Waterkeeper Alliance recently sent a letter requesting a meeting with EPA’s new administrator, Scott Pruitt. “As EPA attempts to carry out the Trump administration’s “regulatory reform” priorities, it is becoming more and more apparent that EPA may only be seeking meaningful engagement with a narrow subset of stakeholders, most notably, big industry and rich, corporate entities,” the group shared on its website, along with the letter.

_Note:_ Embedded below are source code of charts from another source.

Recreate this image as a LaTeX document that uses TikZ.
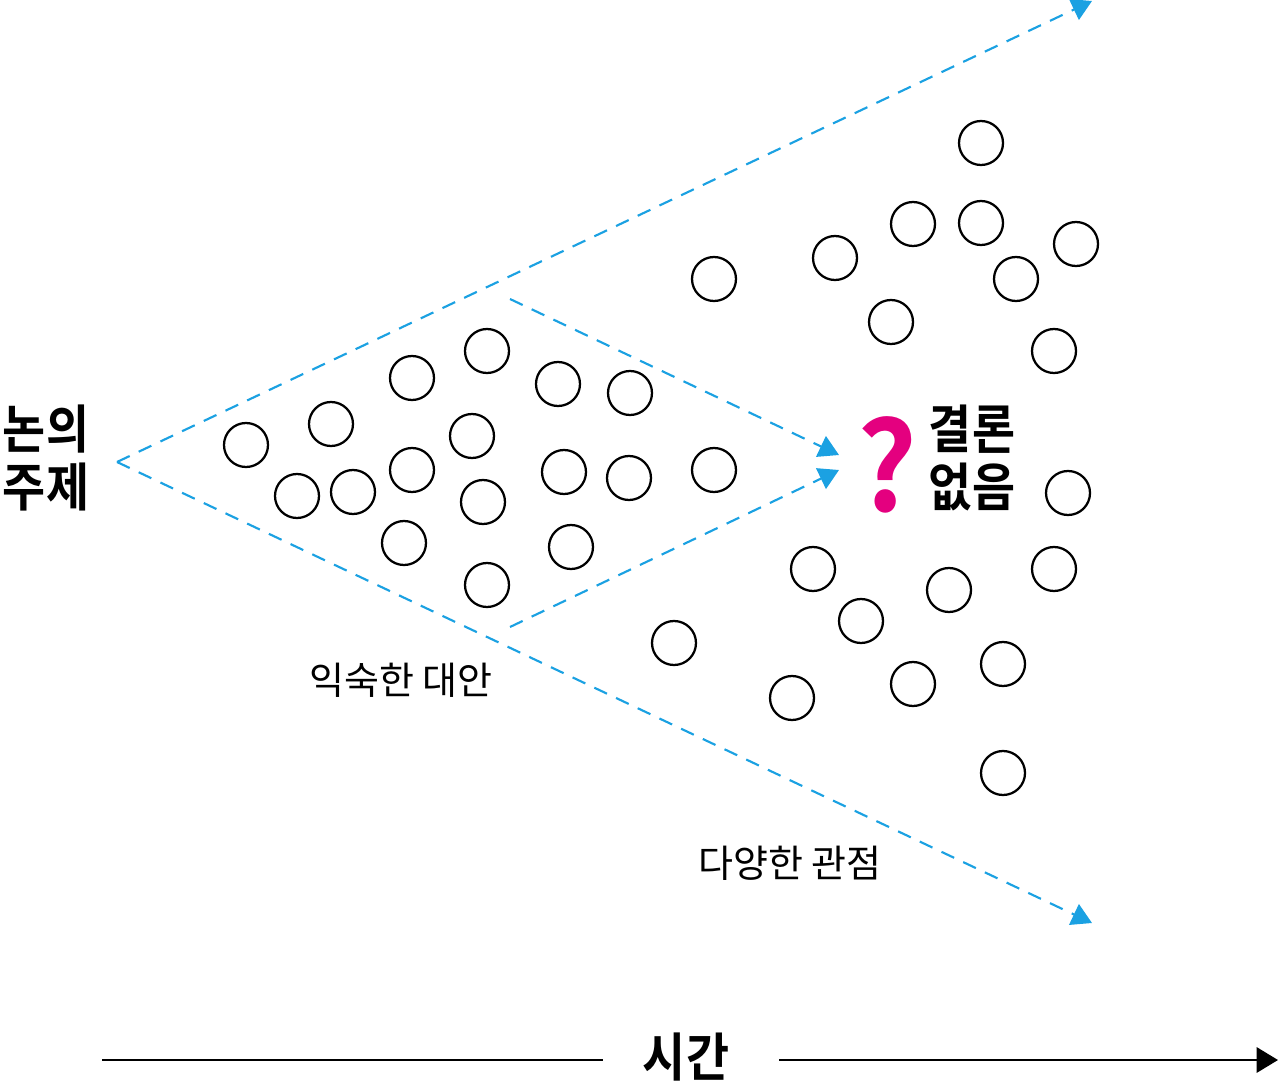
\documentclass[tikz,border=0pt]{standalone}
\usepackage{fontspec}
\usetikzlibrary{arrows.meta}
\newfontfamily\krreg{Noto Sans CJK KR}
\newfontfamily\krbold{Noto Sans CJK KR Bold}[FakeStretch=0.9]
\newfontfamily\krq{Noto Sans CJK KR Bold}[FakeStretch=0.95]
\definecolor{flowblue}{HTML}{1BA1E2}
\definecolor{qmag}{HTML}{E4007F}
\tikzset{
  dot/.style={circle,draw=black,line width=1.7pt,minimum size=33pt,inner sep=0pt},
  flow/.style={draw=flowblue,line width=1.6pt,dash pattern=on 10.5pt off 7.5pt,
    -{Triangle[length=15pt,width=17pt,fill=flowblue]}},
  biglabel/.style={font=\krbold\fontsize{39}{43}\selectfont,align=center,inner sep=0pt},
  smalllabel/.style={font=\krreg\fontsize{28.5}{30}\selectfont,inner sep=0pt},
  axis/.style={draw=black,line width=1.5pt}
}
\begin{document}
\begin{tikzpicture}[x=0.75pt,y=-0.75pt]
\useasboundingbox (0,0) rectangle (1280,1087);
% flow coordinates
\coordinate (src) at (117,462);
\coordinate (topend) at (1092,1);
\coordinate (botend) at (1092,923);
\coordinate (inA) at (510,299);
\coordinate (inB) at (510,627);
\coordinate (inAend) at (839,455);
\coordinate (inBend) at (839,470);
\draw[flow] (src) -- (topend);
\draw[flow] (src) -- (botend);
\draw[flow] (inA) -- (inAend);
\draw[flow] (inB) -- (inBend);
% circles
\foreach \n/\x/\y in {1/981/143,2/913/224,3/981/223,4/1076/244,5/835/258,6/714/279,
  7/1016/279,8/891/322,9/1054/351,10/487/351,11/412/378,12/558/384,13/630/393,
  14/331/424,15/246/445,16/472/436,17/412/470,18/564/472,19/629/478,20/714/470,
  21/297/496,22/353/492,23/483/502,24/1068/493,25/404/543,26/571/547,27/813/569,
  28/1054/569,29/949/590,30/487/585,31/861/621,32/674/643,33/1003/664,34/913/684,
  35/792/698,36/1003/773}
  \node[dot] (c\n) at (\x,\y) {};
% labels
\node[biglabel] (topic) at (46,458) {논의\\주제};
\node[biglabel] (result) at (972,458) {결론\\없음};
\node[inner sep=0pt,text=qmag,font=\krq\fontsize{92}{92}\selectfont] (qm) at (887,465) {?};
\node[smalllabel] (fam) at (401,680) {익숙한 대안};
\node[smalllabel] (div) at (790,863) {다양한 관점};
% time axis
\node[font=\krbold\fontsize{39}{43}\selectfont,inner sep=0pt] (time) at (686,1057) {시간};
\coordinate (axL) at (102,1060);
\coordinate (axLe) at (603,1060);
\coordinate (axRs) at (779,1060);
\coordinate (axR) at (1278,1060);
\draw[axis] (axL) -- (axLe);
\draw[axis,-{Triangle[length=16pt,width=19pt]}] (axRs) -- (axR);
\end{tikzpicture}
\end{document}
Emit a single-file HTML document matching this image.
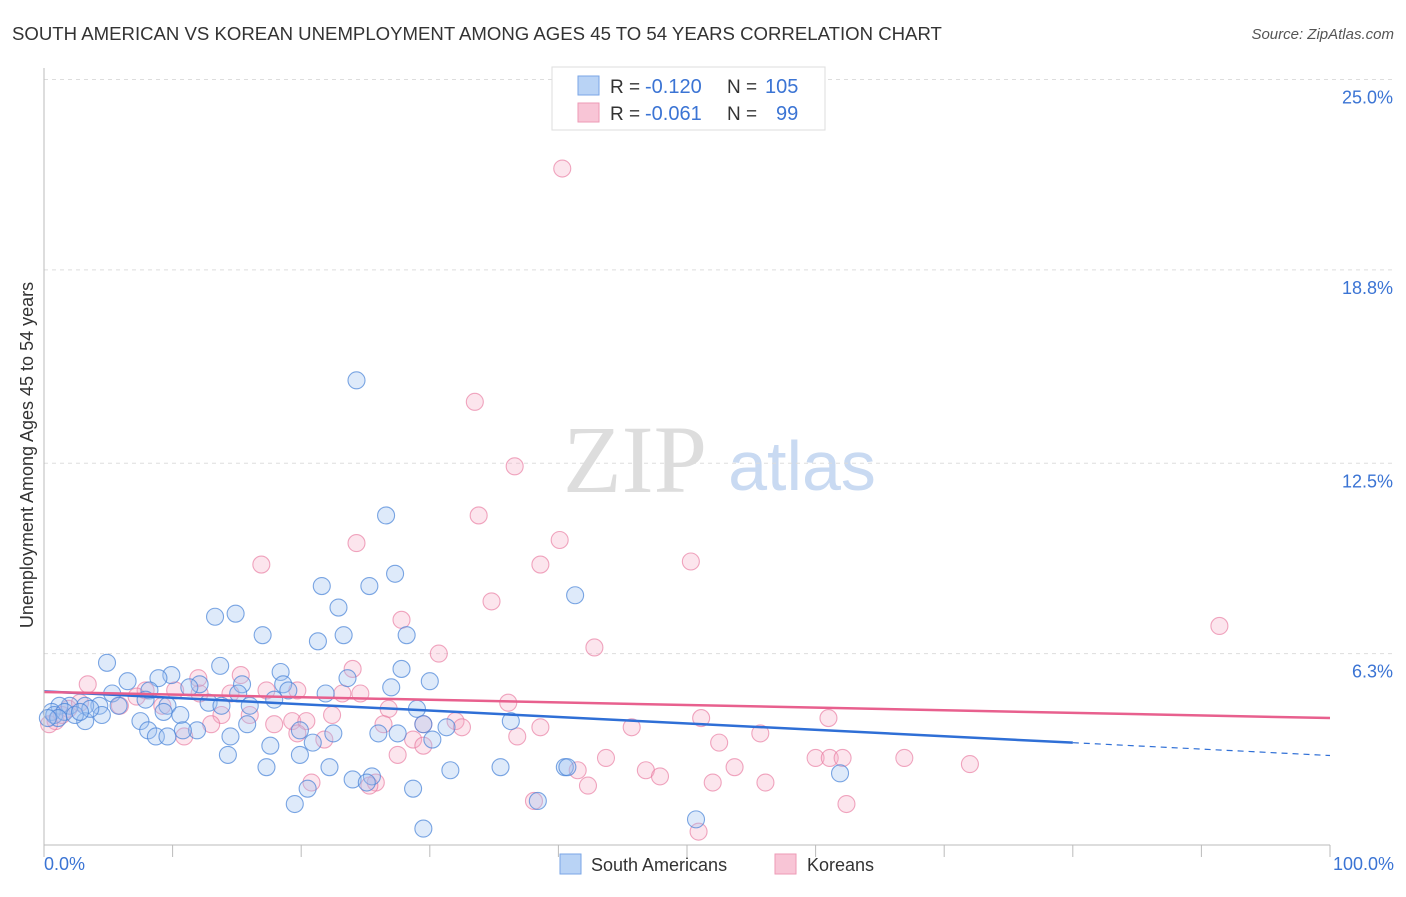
<!DOCTYPE html>
<html><head><meta charset="utf-8"><style>
body{margin:0;background:#fff;font-family:"Liberation Sans",sans-serif;}
</style></head><body>
<svg id="c" width="1406" height="892" font-family="Liberation Sans, sans-serif">
<text x="12" y="40" font-size="18.6" fill="#333">SOUTH AMERICAN VS KOREAN UNEMPLOYMENT AMONG AGES 45 TO 54 YEARS CORRELATION CHART</text>
<text x="1394" y="39" font-size="15" fill="#555" text-anchor="end" font-style="italic">Source: ZipAtlas.com</text>
<text x="33" y="455" font-size="18" fill="#333" text-anchor="middle" transform="rotate(-90 33 455)">Unemployment Among Ages 45 to 54 years</text>
<text x="635" y="492" font-size="96" fill="#ddd" text-anchor="middle" style="font-family:'Liberation Serif',serif">ZIP</text>
<text x="802" y="490" font-size="70" fill="#c9daf2" text-anchor="middle">atlas</text>
<g id="grid"></g><g id="dots"></g><g id="lines"></g>
<line x1="44" y1="68" x2="44" y2="845" stroke="#bbb"/>
<line x1="44" y1="845" x2="1330" y2="845" stroke="#bbb"/>
<text x="44" y="870" font-size="18" fill="#3b74d4">0.0%</text>
<text x="1394" y="870" font-size="18" fill="#3b74d4" text-anchor="end">100.0%</text>
<g>
<rect x="552" y="67" width="273" height="63" fill="#fff" stroke="#ddd"/>
<rect x="578" y="76" width="21" height="19" fill="#b9d3f5" stroke="#7aa6e6"/>
<rect x="578" y="103" width="21" height="19" fill="#f8c5d6" stroke="#ee9ab6"/>
<text x="610" y="93" font-size="19" fill="#333">R =</text>
<text x="645" y="93" font-size="20" fill="#3b74d4">-0.120</text>
<text x="727" y="93" font-size="19" fill="#333">N =</text>
<text x="765" y="93" font-size="20" fill="#3b74d4">105</text>
<text x="610" y="120" font-size="19" fill="#333">R =</text>
<text x="645" y="120" font-size="20" fill="#3b74d4">-0.061</text>
<text x="727" y="120" font-size="19" fill="#333">N =</text>
<text x="776" y="120" font-size="20" fill="#3b74d4">99</text>
</g>
<rect x="560" y="854" width="21" height="20" fill="#b9d3f5" stroke="#7aa6e6"/>
<text x="591" y="871" font-size="18" fill="#333">South Americans</text>
<rect x="775" y="854" width="21" height="20" fill="#f8c5d6" stroke="#ee9ab6"/>
<text x="807" y="871" font-size="18" fill="#333">Koreans</text>
</svg>
<script>
const yTicks=[6.3,12.5,18.8,25.0];
const xTicks=[0,10,20,30,40,50,60,70,80,90,100];
const blueX=[24.3,26.6,27.3,21.6,25.3,41.3,22.9,13.3,14.9,17.0,23.3,21.3,28.2,4.9,13.7,27.8,18.4,9.9,8.9,6.5,30.0,23.6,18.6,15.4,12.1,11.3,19.0,21.9,27.0,5.3,8.2,15.1,17.9,12.8,13.8,16.0,9.6,7.9,5.8,4.3,3.2,2.0,1.2,0.6,29.0,9.3,4.5,7.5,10.6,3.2,8.1,15.8,36.3,31.3,29.5,11.9,10.8,8.7,9.6,19.9,22.5,26.0,27.5,14.5,30.2,17.6,20.9,14.3,19.9,17.3,22.2,31.6,35.5,40.5,24.0,25.5,25.1,20.5,28.7,19.5,38.4,50.7,29.5,61.9,40.7,0.8,1.6,2.4,3.6,1.1,0.3,2.8];
const blueY=[15.2,10.8,8.9,8.5,8.5,8.2,7.8,7.5,7.6,6.9,6.9,6.7,6.9,6.0,5.9,5.8,5.7,5.6,5.5,5.4,5.4,5.5,5.3,5.3,5.3,5.2,5.1,5.0,5.2,5.0,5.1,5.0,4.8,4.7,4.6,4.6,4.6,4.8,4.6,4.6,4.6,4.6,4.6,4.4,4.5,4.4,4.3,4.1,4.3,4.1,3.8,4.0,4.1,3.9,4.0,3.8,3.8,3.6,3.6,3.8,3.7,3.7,3.7,3.6,3.5,3.3,3.4,3.0,3.0,2.6,2.6,2.5,2.6,2.6,2.2,2.3,2.1,1.9,1.9,1.4,1.5,0.9,0.6,2.4,2.6,4.3,4.4,4.3,4.5,4.2,4.2,4.4];
const pinkX=[40.3,33.5,36.6,33.8,40.1,24.3,16.9,38.6,50.3,34.8,27.8,91.4,42.8,30.7,24.0,15.3,12.0,3.4,17.3,19.7,23.2,24.6,7.9,10.2,14.5,36.1,26.8,22.4,16.0,13.8,51.1,61.0,17.9,19.3,20.4,29.5,32.0,32.5,38.6,45.7,26.4,21.8,19.7,28.7,36.8,52.5,55.7,29.5,27.5,43.7,60.0,61.1,62.1,66.9,72.0,53.7,41.5,46.8,47.9,52.0,56.1,42.3,25.8,25.3,20.8,38.1,62.4,50.9,13.0,10.9,1.9,0.9,2.8,5.9,7.2,9.2,12.1,0.4,1.4];
const pinkY=[22.1,14.5,12.4,10.8,10.0,9.9,9.2,9.2,9.3,8.0,7.4,7.2,6.5,6.3,5.8,5.6,5.5,5.3,5.1,5.1,5.0,5.0,5.1,5.1,5.0,4.7,4.5,4.3,4.3,4.3,4.2,4.2,4.0,4.1,4.1,4.0,4.1,3.9,3.9,3.9,4.0,3.5,3.7,3.5,3.6,3.4,3.7,3.3,3.0,2.9,2.9,2.9,2.9,2.9,2.7,2.6,2.5,2.5,2.3,2.1,2.1,2.0,2.1,2.0,2.1,1.5,1.4,0.5,4.0,3.6,4.5,4.1,4.7,4.6,4.9,4.6,5.0,4.0,4.3];
const blueTrend=[5.07,-0.0209];
const pinkTrend=[5.05,-0.0085];
const sx=v=>44+v*12.86, sy=v=>847-v*30.7;
const NS="http://www.w3.org/2000/svg";
function mk(tag,attrs,parent){const e=document.createElementNS(NS,tag);for(const k in attrs)e.setAttribute(k,attrs[k]);document.getElementById(parent).appendChild(e);return e;}
yTicks.forEach(t=>{
  const g=mk('line',{x1:44,x2:1394,y1:sy(t),y2:sy(t),stroke:'#ddd','stroke-dasharray':'4,4'},'grid');
  
  
  const l=mk('text',{x:1393,y:sy(t)+24,'font-size':18,fill:'#3b74d4','text-anchor':'end'},'grid');
  l.textContent=t.toFixed(1)+'%';
  
  
});
xTicks.forEach(t=>{
  const l=mk('line',{x1:sx(t),x2:sx(t),y1:845,y2:857,stroke:'#bbb'},'grid');
  
  
});
function dots(xs,ys,fill,stroke,name){xs.forEach((x,i)=>{
  const c=mk('circle',{cx:sx(x),cy:sy(ys[i]),r:8.5,fill:fill,stroke:stroke,'stroke-width':1.1},'dots');
  
  
});}
dots(pinkX,pinkY,'rgba(244,170,196,0.3)','rgba(232,120,158,0.65)','korean-point');
dots(blueX,blueY,'rgba(160,196,240,0.35)','rgba(70,130,215,0.7)','south-american-point');
const b1=mk('line',{x1:sx(0),y1:sy(blueTrend[0]),x2:sx(80),y2:sy(blueTrend[0]+80*blueTrend[1]),stroke:'#2f6fd6','stroke-width':2.5},'lines');


const b2=mk('line',{x1:sx(80),y1:sy(blueTrend[0]+80*blueTrend[1]),x2:sx(100),y2:sy(blueTrend[0]+100*blueTrend[1]),stroke:'#2f6fd6','stroke-width':1.2,'stroke-dasharray':'6,5'},'lines');


const p1=mk('line',{x1:sx(0),y1:sy(pinkTrend[0]),x2:sx(100),y2:sy(pinkTrend[0]+100*pinkTrend[1]),stroke:'#e8608e','stroke-width':2.5},'lines');


</script>
</body></html>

The group, which boosts big name industry partners, including Levis, Toyota, Paul Mitchell and Patron, has a “Pure Farms, Pure Waters Campaign,” which addresses what they consider, “the failure to regulate pollution from industrialized swine, poultry and dairy facilities that is devastating rivers, lakes and estuaries, while educating the public and decision makers about the impacts of and alternatives to industrialized livestock operations, supporting communities and local farmers, and advocating for sustainable food systems.”
“This ruling is the latest turn in Earthjustice’s advocacy on behalf of environmental and animal advocacy groups including Waterkeeper Alliance, Humane Society of the United States, Sierra Club, Center for Food Safety and Environmental Integrity Project,” the group wrote in a press release following the Court order.
While it is still unclear whether EPA will begin investigating these releases, it is potentially the beginning of more red-tape for producers. EPA did indicate to the Court that it believed “in most cases, a federal response is impractical and unlikely.”
The court order can be seen at https://www.cadc.uscourts.gov/internet/opinions.nsf/2E91F70B0AF28BBE852580FF004E33FF/$file/09-1017-1670473.pdf.
The order, effective 45 days from the judgement, gives producers until mid-May to find a workable solution. There is a potential for high violation penalties, along with a citizen suit provisions, which allows private rights of action by individuals or environmental groups for alleged violations.
NCBA and other ag organizations are working together to come up with a solution.
“At this point, nothing is off the table yet,” Yager said. Options include a judicial appeal, and EPA administrative fix, or a legislative route on the Hill. “From a practical point, [producers] should hold tight as far as reporting.”
But Yager said it’s important to reach out to legislative representatives now, and share concerns about this court order.
South Dakota CAFO Regulation Update
In addition to the national CAFO court ruling, South Dakota’s Department of Environment and Natural Resources (DENR) made some changes to CAFO reporting in the state. The General Water Pollution Control Permit has been reissued and is now effective.
There are 429 livestock operations covered under the existing general permit for concentrated animal feeding operations. “While the existing permit has been successful in protecting water quality in South Dakota, those operations now have one to four years to apply for and obtain coverage under the new reissued permit,” said Kent Woodmansey, administrator of DENR’s Feedlot Permit Program. “DENR will send letters to all permitted operations with information about the process and deadlines for applying.”
Livestock operations need coverage under the general permit if they are a large concentrated animal feeding operation, or are required to obtain state permit coverage by units of local government. Producers may also voluntarily apply for and obtain permit coverage. Large concentrated animal feeding operations confine at least 1,000 beef cattle, 700 dairy cows, 2,500 swine weighing 55 pounds or more, 10,000 swine weighing less than 55 pounds, 500 horses, 10,000 sheep, 55,000 turkeys, or 30,000 geese. Large concentrated chicken and duck operations range between 5,000 to 125,000 animals based on the type of operation and whether a liquid or solid manure containment system is used.